Amazon.com (ISBN 0060923245, Paperback)

Atom Egoyan's Oscar-nominated The Sweet Hereafter is a good movie, remarkably faithful to the spirit of Russell Banks's novel of the same name, but Banks's book is twice as good. With the cool logic of accreting snowflakes, his prose builds a world--a small U.S. town near Canada--and peoples it with four vivid, sensitive souls linked by a school-bus tragedy: the bus driver; the widowed Vietnam vet who was driving behind the bus, waving at his kids, when it went off the road; the perpetually peeved negligence lawyer who tries to shape the victims' heartaches into a winning case; and the beauty-queen cheerleader crippled by the crash, whose testimony will determine everyone's fate.

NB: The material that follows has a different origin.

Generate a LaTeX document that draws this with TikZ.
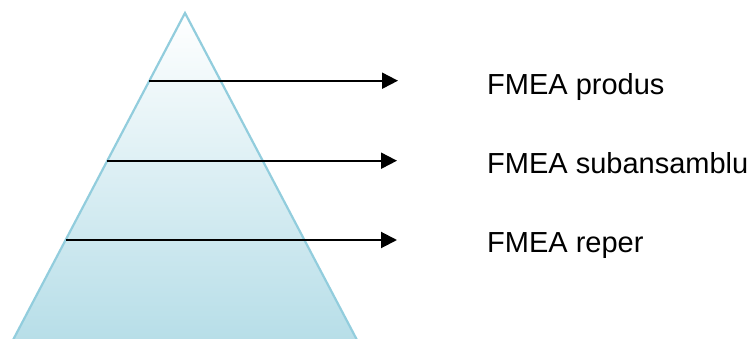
\documentclass[tikz,border=0pt]{standalone}
\usepackage{fontspec}
\setmainfont{Liberation Sans}
\usetikzlibrary{arrows.meta}
\definecolor{edgeblue}{RGB}{146,205,221}
\definecolor{fillblue}{RGB}{183,222,232}
\tikzset{
  pyr/.style={draw=edgeblue, line width=2.2pt, line join=miter, top color=white, bottom color=fillblue},
  arr/.style={draw=black, line width=2pt, -{Triangle[length=16pt,width=16pt]}},
  lbl/.style={anchor=base west, inner sep=0pt, font=\fontsize{29pt}{34pt}\selectfont}
}
\begin{document}
\begin{tikzpicture}[x=1pt,y=-1pt]
\useasboundingbox (0,0) rectangle (751,339);
\coordinate (apex) at (185,13);
\coordinate (bl) at (13,340);
\coordinate (br) at (357,340);
\path[pyr] (bl) -- (apex) -- (br);
\coordinate (s1) at (149.3,80.7);
\coordinate (s2) at (107.3,160.7);
\coordinate (s3) at (65.5,240);
\coordinate (e1) at (398,80.7);
\coordinate (e2) at (397,160.7);
\coordinate (e3) at (397,240);
\draw[arr] (s1) -- (e1);
\draw[arr] (s2) -- (e2);
\draw[arr] (s3) -- (e3);
\node[lbl] (t1) at (487,95) {FMEA produs};
\node[lbl] (t2) at (487,173) {FMEA subansamblu};
\node[lbl] (t3) at (487,252) {FMEA reper};
\end{tikzpicture}
\end{document}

We experience the story from inside the heads of the four characters in turn--each knowing things the others don't, each misunderstanding the facts in his or her own way. The method resembles Faulkner's The Sound and the Fury and Gilbert Sorrentino's stunning Aberration of Starlight, but Banks's achievement is most comparable to John Updike's tales of ordinary small-towners preternaturally gifted with slangy eloquence, psychological insights, and alertness to life's tiniest details.

Egoyan's film is haunting but vague--it leaves viewers in the dark regarding several critical plot points. Banks's book is more haunting still, and precise, making every revelation count, with a finale far superior to that of the film. It's also wittier than the too-sober flick: the lawyer dismisses the dome-dwelling hippie parents of one of the crash victims as being "lost in their Zen Little Indians fantasy," which casts a sharp light on them and him, too. He's lost in his calculations of how each parent will fit into the legal system, and the ways in which he fits into the tragedy are lost on him. If only he and the Vietnam-vet dad could read each other's account of their tense first encounter, both of them might get what the other is missing.

Banks's wit is pitiless--it's painful when we discover that the bus driver, who prides herself on interpreting for her stroke-impaired husband, is translating his wise but garbled observations all wrong. The crash turns out not to be the ultimate tragedy: in the cold northern light of its aftermath, we discover that we're all in this alone.